Nach dieser miserablen Performance des ersten Dritteljahres der Regierung – die bislang aber die Wählergunst nicht geschmälert hat – scheint die Rechte, zuvorderst Fratelli d´Italia, jetzt auf eine andere Karte zu setzen. Mangels einer Alternative könnte die jetzige Regierung vermutlich die volle Legislaturperiode bis 2027 durchstehen, was eine Ausnahme in der italienischen Geschichte wäre.

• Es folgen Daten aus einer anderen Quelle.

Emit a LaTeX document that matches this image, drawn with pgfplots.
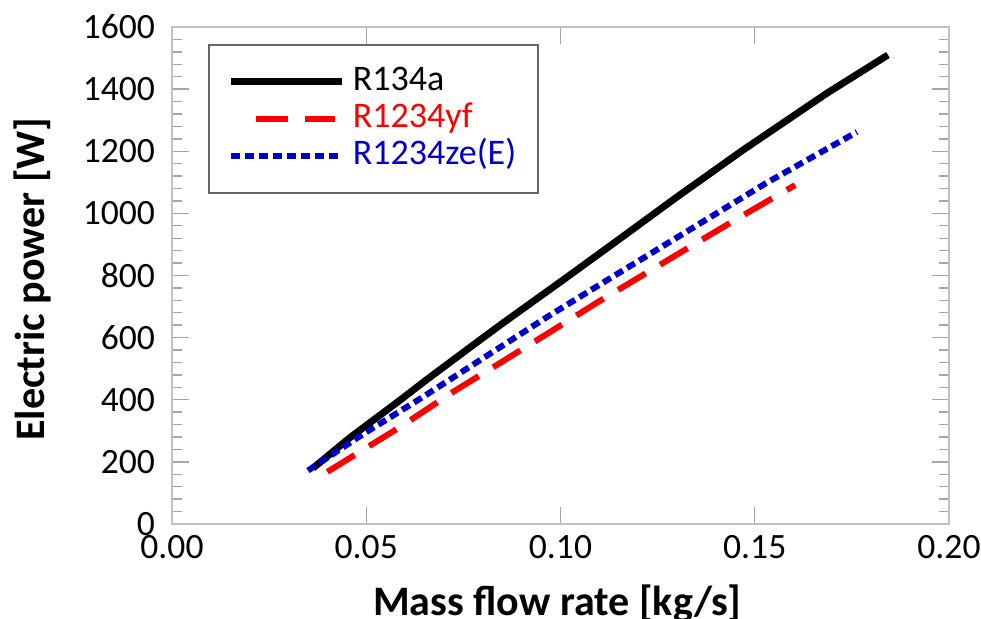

Daher, statt mit kurzfristigen Gewaltakten den „neuen Weg“ zu markieren, setzt die Regierung jetzt auf eine längerfristige Perspektive der behutsamen und schrittweisen Konsolidierung ihrer Macht. Wohl wissend, dass nicht so sehr die Minister*innen das Leben eines Landes nachhaltig beeinflussen, sondern die Spitzenbeamten und Spitzenmanager, geht es jetzt darum, die Schaltstellen neu, und das heißt mit rechts-gesinnten und regierungsfreundlichen Figuren zu besetzen. Das betrifft die Ministerien sowie die vom Staat voll oder teiweise kontrollierten Großunternehmen und Banken sowie die staatlichen, auf dem Papier unabhängigen Agenturen. Es betrifft die staatliche Fernseh-und Rundfunkanstalt RAI und wird möglicherweise in der Zukunft auch auf die Universitäten und Forschungseinrichtungen zielen. Dazu kommen die langsamen, aber von langer Hand vorbereiteten institutionellen Reformen wie die „asymetrische Autonomie“ der Regionen oder die Umwandlung des politischen Systems in eine Präsidialrepublik. Und natürlich die Justizreform, denn wenn die Regierung vor etwas Furcht haben muss, so sind es die Gerichte und Staatsanwaltschaften, Polen und Israel docet. Ziel ist die schleichende Unterwanderung des gesellschaftlichen Lebens und die Einrichtung einer „Kultur der Rechten“, die es bislang so in Italien nicht gegeben hat.

Diese Entwicklung werden wir in den kommenden Artikeln dieser Serie versuchen zu verfolgen und zu analysieren.

 

[1] In einem anderen Artikel dieser Serie werden wir aud die Fragen der Seenotrettung im zentralen Mittelmeer, der Ausschiffung und der Verantwortlichkeit für Asylbewerber eingehender zurückkommen.